Installing Every* Firefox Extension

(jack.cab)

109 points | by RohanAdwankar 3 hours ago

10 comments

  • BoppreH 4 minutes ago
    Sad that no real pages can load successfully, but I thoroughly enjoyed the writing.

    > We turned on crash reporting on the way.

    I haven't burst out laughing like this in a while! You'll probably make for some horror stories to a poor Mozilla team.

  • xnorswap 2 hours ago
    This article is wonderful crazy.

    The icing on the cake is the discovery of a potential performance bug in one or more of the about: pages, that's definitely worthy of following up.

  • username135 1 hour ago
    "I got basically all the extensions with this, making everything I did before this look really stupid."

    I geel this on a deep personal level.

  • gathered 2 hours ago
    I'm laughing so hard at the video, I imagine this is what browsing the web is like for the elderly that barely know how to use a computer. Can someone do this in Chrome?
    • stratos123 1 hour ago
      My favorite part was the metal pipe sound effect. Wish the author investigated which extension does that.
    • walrus01 19 minutes ago
      If you turn loose a completely untrained person to click yes/accept/download/OK/I agree on every type of user interface popup, particularly a person who has no ability to distinguish between a user interface question presented by the operating system itself and something inside of a browser window, that's what you'll get...
    • Eddy_Viscosity2 2 hours ago
      Where is the video, I scanned through and only saw still images.
  • proactivesvcs 1 hour ago
    "In terms of implementation, the most interesting one is “Іron Wаllеt” (the I, a, and e are Cyrillic). Three seconds after install, it fetches the phishing page’s URL from the first record of a NocoDB spreadsheet and opens it [...] The API key had write access, so I wiped the spreadsheet."
    • methodist 45 minutes ago
      The extension is actually still up: hxxps://addons[.]mozilla[.]org/en-US/firefox/addon/%D1%96ron-w%D0%B0ll%D0%B5t/
  • walrus01 20 minutes ago
    In general concept this reminds me a bit of adding every possible installer .EXE based Internet Explorer browser toolbar to Windows 98

    https://www.reddit.com/media?url=https%3A%2F%2Fi.redd.it%2Fz...

    https://fergido.wordpress.com/wp-content/uploads/2011/06/too...

  • ryanisnan 2 hours ago
    Dang this is so good. Well done.
  • thegdsks 22 minutes ago
    Good Luck Remembering all those icons.. Amazing
  • lapcat 1 hour ago
    > It turns out there’s only 84 thousand Firefox extensions.

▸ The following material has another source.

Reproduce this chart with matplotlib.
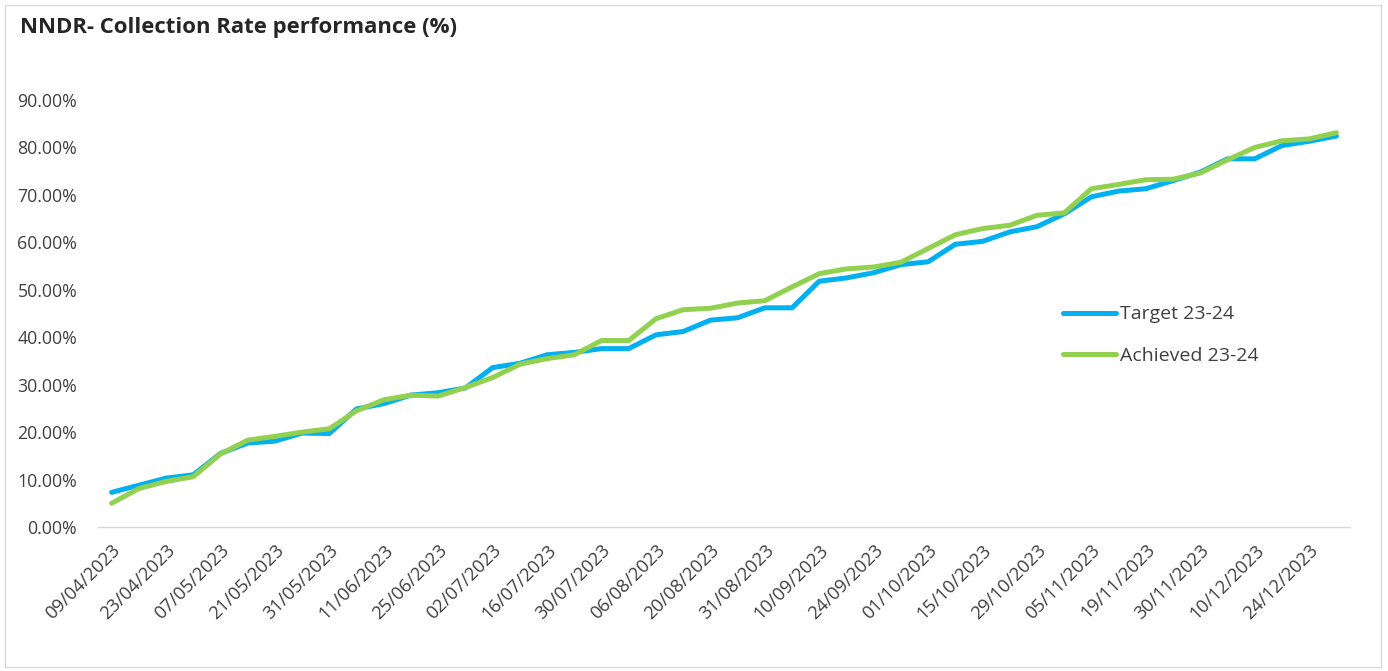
import matplotlib.pyplot as plt
from matplotlib.patches import Rectangle
from matplotlib.ticker import FuncFormatter

plt.rcParams['font.family'] = ['Open Sans', 'DejaVu Sans']

# week-ending dates (only every second one is labelled on the axis)
tick_labels = ['09/04/2023', '23/04/2023', '07/05/2023', '21/05/2023', '31/05/2023',
               '11/06/2023', '25/06/2023', '02/07/2023', '16/07/2023', '30/07/2023',
               '06/08/2023', '20/08/2023', '31/08/2023', '10/09/2023', '24/09/2023',
               '01/10/2023', '15/10/2023', '29/10/2023', '05/11/2023', '19/11/2023',
               '30/11/2023', '10/12/2023', '24/12/2023']

# collection rate (%), 46 weekly points
target = [7.3, 8.8, 10.3, 11.0, 15.5, 17.7, 18.1, 19.8, 19.7, 24.9,
          26.0, 27.8, 28.3, 29.3, 33.6, 34.5, 36.3, 36.8, 37.6, 37.6,
          40.5, 41.2, 43.6, 44.1, 46.2, 46.2, 51.8, 52.5, 53.6, 55.3,
          55.9, 59.6, 60.2, 62.2, 63.3, 66.0, 69.6, 70.8, 71.3, 73.0,
          74.8, 77.6, 77.6, 80.4, 81.3, 82.4]
achieved = [5.0, 8.1, 9.6, 10.6, 15.4, 18.3, 19.1, 20.0, 20.7, 24.5,
            26.8, 27.8, 27.6, 29.4, 31.5, 34.3, 35.5, 36.3, 39.3, 39.3,
            43.9, 45.8, 46.1, 47.2, 47.7, 50.6, 53.4, 54.4, 54.8, 55.8,
            58.7, 61.6, 62.9, 63.6, 65.7, 66.2, 71.3, 72.2, 73.2, 73.3,
            74.6, 77.4, 80.0, 81.4, 81.8, 83.1]

x = list(range(len(target)))

fig = plt.figure(figsize=(13.88, 6.71), dpi=100)
fig.patches.append(Rectangle((5 / 1388, 4 / 671), 1376 / 1388, 662 / 671,
                             transform=fig.transFigure, fill=False,
                             edgecolor='#D9D9D9', linewidth=1))

ax = fig.add_axes([98 / 1388, 1 - 527 / 671, 1252 / 1388, 427 / 671])
ax.plot(x, target, color='#00B0F0', linewidth=3.6, label='Target 23-24',
        solid_joinstyle='round', solid_capstyle='round')
ax.plot(x, achieved, color='#92D050', linewidth=3.6, label='Achieved 23-24',
        solid_joinstyle='round', solid_capstyle='round')

ax.set_xlim(-0.5, len(x) - 0.5)
ax.set_ylim(0, 90)
ax.set_yticks(range(0, 91, 10))
ax.yaxis.set_major_formatter(FuncFormatter(lambda v, p: f'{v:.2f}%'))
ax.set_xticks(x[::2])
ax.set_xticklabels(tick_labels, rotation=45, ha='right', va='top',
                   rotation_mode='anchor')
ax.tick_params(axis='both', length=0, labelcolor='#404040')
ax.tick_params(axis='y', pad=15, labelsize=12.8)
ax.tick_params(axis='x', pad=10, labelsize=13.2)

for side in ['top', 'right', 'left']:
    ax.spines[side].set_visible(False)
ax.spines['bottom'].set_color('#D9D9D9')
ax.spines['bottom'].set_linewidth(1)

leg = ax.legend(loc='upper left', bbox_to_anchor=(0.757, 0.56), frameon=False,
                fontsize=14, handlelength=2.7, handletextpad=0.2,
                labelspacing=1.2)
for t in leg.get_texts():
    t.set_color('#404040')

fig.text(20 / 1388, 1 - 28 / 671, 'NNDR- Collection Rate performance (%)',
         fontsize=15.9, fontweight='bold', color='#262626', va='center')

fig.savefig('out.png', dpi=100)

    On addons.mozilla.org, but you can distribute Firefox extensions without posting on addons.mozilla.org. I do.

  • layer8 1 hour ago
    > I did some research to find why this took so long. 13 years ago, extensions.json used to be extensions.sqlite. Nowadays, extensions.json is serialized and rewritten in full on every write debounced to 20 ms, which works fine for 15 extensions but not 84,194.

    Occasionally, databases are useful. ;)

    • Waterluvian 1 hour ago
      This is probably a good example of the opposite. It would be a mistake to design for the fleetingly rare case. If you’re dealing with a handful of extensions, a json file that’s rewritten is fine.
      • shakna 15 minutes ago
        But the software already has multiple database systems built in. There's not exactly overhead to use what plumbing is already there, instead of writing to disk.
      • HPsquared 53 minutes ago
        In an ideal world, software with 100 million users would be optimised for energy usage. It all adds up. This does pale in comparison to everything else, though.